So far this year, 233,500 refugees and migrants have arrived in Europe’s Mediterranean region, compared to 159,410 during the whole of 2022. Several EU states–including the EU’s three largest economies, Germany, France, and Italy–have focused on intensifying detention measures as a tool for responding to these growing challenges, raising concerns about the region’s faltering commitment to basic human rights norms.
Italy & Albania: Extraterritorial Detention Inside Europe
On 6 November, Italy and Albania signed an agreement to establish two “processing” centres in Albania to accommodate people interdicted at sea by Italy, which may lead to a new extraterritorial detention system inside Europe. According to Italian Prime Minister Giorgia Meloni, the two centres–due to open next spring in the ports of Shëngjin and Gjadër–will hold up to 3,000 people, and will aim to “process” up to 36,000 people each year.
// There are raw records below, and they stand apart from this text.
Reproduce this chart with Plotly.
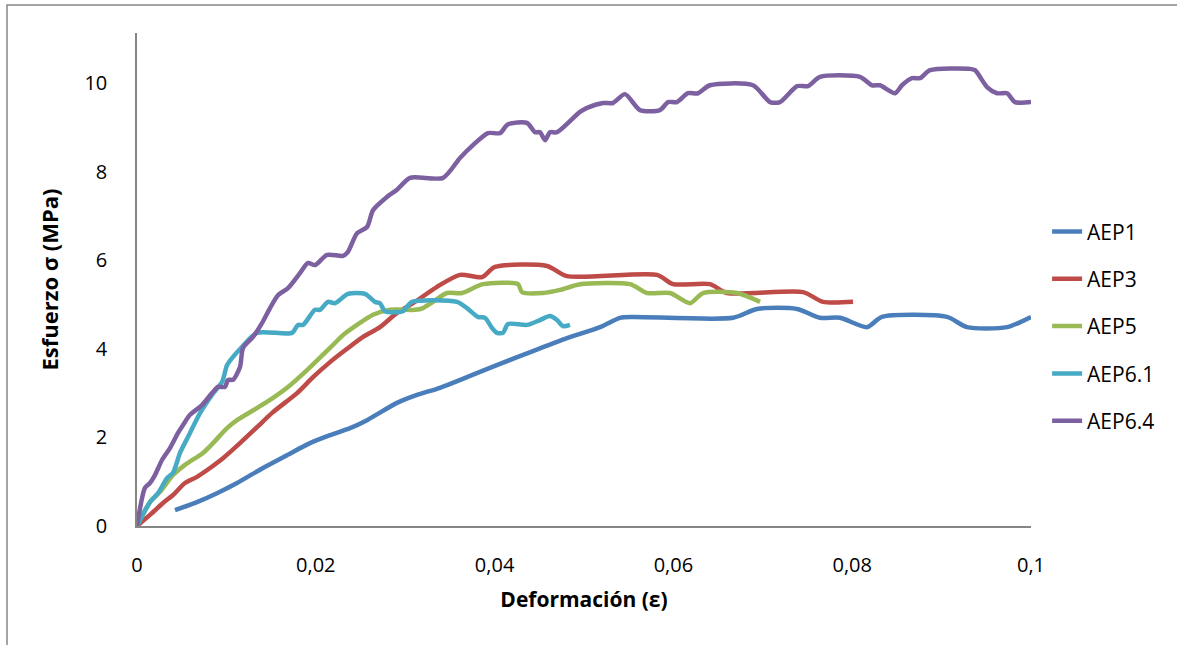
import plotly.graph_objects as go

# AEP1
aep1_x = [0.00425, 0.00671, 0.00895, 0.01119, 0.01409, 0.01678, 0.01935, 0.02159, 0.02383, 0.02573,
          0.02908, 0.03132, 0.03389, 0.03691, 0.0406, 0.0443, 0.0481, 0.05179, 0.05403, 0.05548,
          0.06667, 0.06935, 0.07383, 0.0764, 0.07864, 0.08166, 0.08333, 0.0906, 0.09284, 0.09732, 0.1]
aep1_y = [0.36, 0.54, 0.74, 0.97, 1.31, 1.60, 1.87, 2.05, 2.21, 2.39,
          2.78, 2.96, 3.12, 3.36, 3.66, 3.95, 4.24, 4.49, 4.70, 4.72,
          4.70, 4.90, 4.90, 4.70, 4.70, 4.49, 4.72, 4.72, 4.49, 4.49, 4.72]

# AEP3
aep3_x = [0, 0.00145, 0.00291, 0.00403, 0.00537, 0.00671, 0.00817, 0.00962, 0.01152, 0.01342,
          0.01521, 0.0179, 0.01969, 0.02159, 0.02349, 0.02528, 0.02718, 0.02908, 0.03087, 0.03356,
          0.03613, 0.03859, 0.04004, 0.04586, 0.0481, 0.05817, 0.05996, 0.06409, 0.066, 0.0745,
          0.07673, 0.08009]
aep3_y = [0, 0.25, 0.52, 0.70, 0.97, 1.11, 1.31, 1.53, 1.87, 2.23,
          2.57, 3.00, 3.36, 3.70, 4.00, 4.27, 4.49, 4.81, 5.03, 5.40,
          5.67, 5.62, 5.85, 5.87, 5.64, 5.67, 5.46, 5.46, 5.26, 5.28,
          5.06, 5.06]

# AEP5
aep5_x = [0, 0.00145, 0.00257, 0.00403, 0.00537, 0.00738, 0.0085, 0.01007, 0.01119, 0.01454,
          0.01678, 0.01902, 0.02159, 0.02304, 0.02461, 0.0264, 0.0283, 0.0311, 0.03199, 0.03311,
          0.03468, 0.03635, 0.0387, 0.04262, 0.04306, 0.04541, 0.04732, 0.04955, 0.05515, 0.05705,
          0.05962, 0.06186, 0.06331, 0.06711, 0.06969]
aep5_y = [0, 0.54, 0.77, 1.15, 1.38, 1.65, 1.87, 2.21, 2.39, 2.80,
          3.12, 3.52, 4.02, 4.31, 4.54, 4.77, 4.88, 4.88, 4.92, 5.06,
          5.26, 5.26, 5.46, 5.46, 5.28, 5.26, 5.33, 5.46, 5.46, 5.26,
          5.26, 5.03, 5.26, 5.26, 5.06]

# AEP6.1
aep61_x = [0, 0.00145, 0.00235, 0.00336, 0.00403, 0.00481, 0.0057, 0.00705, 0.00839, 0.00951,
           0.01007, 0.01063, 0.01174, 0.01342, 0.01734, 0.01801, 0.01857, 0.01991, 0.02047, 0.02136,
           0.02215, 0.0236, 0.0255, 0.02662, 0.02718, 0.02774, 0.02975, 0.03076, 0.03579, 0.03691,
           0.03814, 0.03893, 0.03971, 0.04027, 0.04094, 0.0415, 0.04362, 0.04508, 0.0462, 0.04698,
           0.04765, 0.04843]
aep61_y = [0, 0.54, 0.74, 1.08, 1.20, 1.65, 2.01, 2.55, 2.96, 3.25,
           3.63, 3.79, 4.04, 4.36, 4.36, 4.54, 4.54, 4.88, 4.88, 5.06,
           5.03, 5.24, 5.24, 5.06, 5.03, 4.85, 4.85, 5.06, 5.06, 4.92,
           4.72, 4.70, 4.47, 4.36, 4.36, 4.56, 4.54, 4.65, 4.74, 4.65,
           4.51, 4.54]

# AEP6.4
aep64_x = [0, 0.00089, 0.00145, 0.00201, 0.0028, 0.00369, 0.00459, 0.00537, 0.00593, 0.00727,
           0.00839, 0.00906, 0.00984, 0.01018, 0.01074, 0.01152, 0.01186, 0.01298, 0.01398, 0.01488,
           0.01577, 0.01689, 0.01823, 0.01913, 0.01991, 0.02125, 0.02304, 0.0236, 0.02461, 0.02573,
           0.0264, 0.02796, 0.02908, 0.03054, 0.03423, 0.03613, 0.03758, 0.03926, 0.0406, 0.0415,
           0.04362, 0.04452, 0.04508, 0.04564, 0.0462, 0.04698, 0.04955, 0.05034, 0.05213, 0.05324,
           0.05459, 0.05626, 0.0585, 0.0594, 0.0604, 0.06163, 0.06275, 0.06409, 0.0689, 0.07081,
           0.07192, 0.07383, 0.07506, 0.0764, 0.08087, 0.08221, 0.08311, 0.08479, 0.08557, 0.08669,
           0.08758, 0.0887, 0.09318, 0.09374, 0.09508, 0.0962, 0.09732, 0.09821, 0.1]
aep64_y = [0, 0.86, 0.97, 1.15, 1.49, 1.76, 2.10, 2.35, 2.51, 2.73,
           3.00, 3.14, 3.14, 3.30, 3.30, 3.59, 4.02, 4.27, 4.58, 4.92,
           5.21, 5.37, 5.71, 5.94, 5.89, 6.12, 6.10, 6.19, 6.61, 6.75,
           7.13, 7.43, 7.59, 7.86, 7.86, 8.31, 8.60, 8.87, 8.87, 9.07,
           9.10, 8.89, 8.89, 8.71, 8.89, 8.89, 9.35, 9.44, 9.55, 9.55,
           9.75, 9.39, 9.39, 9.57, 9.57, 9.77, 9.77, 9.95, 9.95, 9.57,
           9.57, 9.93, 9.93, 10.14, 10.14, 9.95, 9.95, 9.77, 9.95, 10.11,
           10.11, 10.29, 10.32, 10.29, 9.91, 9.77, 9.77, 9.57, 9.57]

x_ticks = [0, 0.02, 0.04, 0.06, 0.08, 0.1]
x_labels = ["0", "0,02", "0,04", "0,06", "0,08", "0,1"]
y_ticks = [0, 2, 4, 6, 8, 10]

series = [
    ("AEP1", aep1_x, aep1_y, "#4A7EBB"),
    ("AEP3", aep3_x, aep3_y, "#BE4B48"),
    ("AEP5", aep5_x, aep5_y, "#98B954"),
    ("AEP6.1", aep61_x, aep61_y, "#46AAC5"),
    ("AEP6.4", aep64_x, aep64_y, "#7D60A0"),
]

fig = go.Figure()
for i, (name, xs, ys, col) in enumerate(series):
    fig.add_trace(go.Scatter(
        x=xs, y=ys, name=name, mode="lines",
        line=dict(color=col, width=4.5, shape="spline", smoothing=0.7),
        legendgroup=f"g{i}",
    ))

font_family = "Open Sans, Noto Sans, sans-serif"

fig.update_layout(
    width=1177, height=645,
    margin=dict(l=137, r=146, t=33, b=119),
    paper_bgcolor="white", plot_bgcolor="white",
    font=dict(family=font_family, size=20, color="black"),
    showlegend=True,
    legend=dict(
        x=1.018, y=0.405, xanchor="left", yanchor="middle",
        font=dict(size=21, color="black"),
        tracegroupgap=17, itemwidth=30, bgcolor="rgba(0,0,0,0)",
    ),
    xaxis=dict(
        range=[0, 0.1], tickvals=x_ticks, ticktext=x_labels,
        showgrid=False, zeroline=False, showline=True, linecolor="#868686", linewidth=1.5,
        ticks="", ticklabelstandoff=20,
        title=dict(text="<b>Deformación (ε)</b>", font=dict(size=21), standoff=16),
    ),
    yaxis=dict(
        range=[0, 11.13], tickvals=y_ticks,
        showgrid=False, zeroline=False, showline=True, linecolor="#868686", linewidth=1.5,
        ticks="", ticklabelstandoff=24,
        title=dict(text="<b>Esfuerzo σ (MPa)</b>", font=dict(size=22), standoff=20),
    ),
    shapes=[dict(
        type="rect", xref="paper", yref="paper",
        x0=-0.1454, x1=1.2, y0=-0.26, y1=1.0568,
        line=dict(color="#868686", width=1.5), fillcolor="rgba(0,0,0,0)", layer="below",
    )],
)

fig.write_html("out.html")
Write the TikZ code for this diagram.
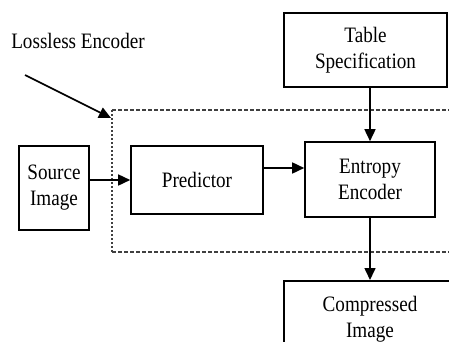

Unlike recent proposals by the UK and Denmark to externalise migration management to Rwanda wherein detainees will fall under Rwandan jurisdiction, Italy has claimed that those detained in the facilities will remain under Italian jurisdiction. However, observers such as Amnesty International have questioned the realities of this, arguing that the deal could result in thousands of refugees and migrants facing lengthy detention and other violations–as Albania, a non-EU state, does not apply EU asylum law.
Italy’s EU partners are also showing signs of alarm over this agreement. According to the Guardian, Brussels received “practically zero notice” of the deal before it was signed. One EU official noted: “We have asked for detailed information. … We need to see the details of this arrangement so we can speak about this assessments [and] implications.”
The deal to detain migrants outside Italy comes as recent court decisions have faulted the country for its arbitrary use of detention measures. According to PICUM, courts in Catania, Italy, have recently ruled “against the immigration detention of asylum-seekers coming from ‘safe third countries’ and subjected to an accelerated asylum procedure, as foreseen in a governmental decree. The judges found that the decree contradicts EU rules and Italy’s own Constitution, as it automatically imposes immigration detention to certain people, without any individual assessment. The Italian government appealed the rulings before the Court of Cassation.”
France: New Detention Centres, Stricter Immigration Laws
This week, French senators have been debating a bill intended to tighten the country’s Immigration Law, but which rights groups argue threatens migrants’ rights. Amongst its 27 provisions, the bill would ease authorities’ ability to deport individuals who present a “serious threat to public order”–including by removing protections against individuals such as those who are parents to a French child, and those who arrived in France before they turned 13. According to UNICEF, this would conflict with the Convention on the Rights of the Child, to which France is party.
The bill also has important implications for detention practices. While it seeks to ban the placement of children under the age of 16 in immigration detention, rights advocates argue that this does not go far enough. Indeed, children over the age of 16 would remain vulnerable to detention, as would all children in overseas territories like Mayotte and those apprehended at borders and airports. Additional concerns include the reduction of time limits for appeals in various asylum and immigration processes, the elimination of state medical aid for undocumented migrants, and restricting family reunification.
The new legal proposals come on the heels of the announcement from French Interior Minister Gerald Darmanin in mid-October that the country plans to double the size of its immigration detention system by opening up to 11 new centres over the next four years and increasing detention spaces from 1,500 to 3,000.
Germany: Stricter Measures to Curb Arrivals
Draft legislation tabled by government of German Chancellor Olaf Scholz in October aimed at easing the deportation of failed asylum seekers includes increasing the length of pre-departure detention from 10 to 28 days, which according to reports is aimed at “facilitating the deportation of people who are members of a criminal organisation. It also would authorise residential searches for documentation that enables officials to firmly establish a person’s identity, as well as remove authorities’ obligation to give advance notice of deportations in some cases.”
Chancellor Scholz and the country’s 16 state governors have also recently negotiated a series of stricter measures to curb the number of refugee and migrant arrivals. In the new deal, announced in early November, authorities agreed to cut the benefits available to migrants, and to process asylum applications faster in order to speed up deportations.
During the negotiations, it was also agreed that Germany would investigate the feasibility of assessing asylum claims outside of the EU–mirroring Italian, British, and Danish efforts to externalise migration management. Pro Asyl, a German NGO that supports asylum seekers in the country, said it was “appalled” by the news and noted that: “the UK-Rwanda deal, the EU-Turkey deal and the Australia model clearly show that such externalization models cannot be implemented as intended and that massive human rights violations and violations of the rule of law are inevitable.”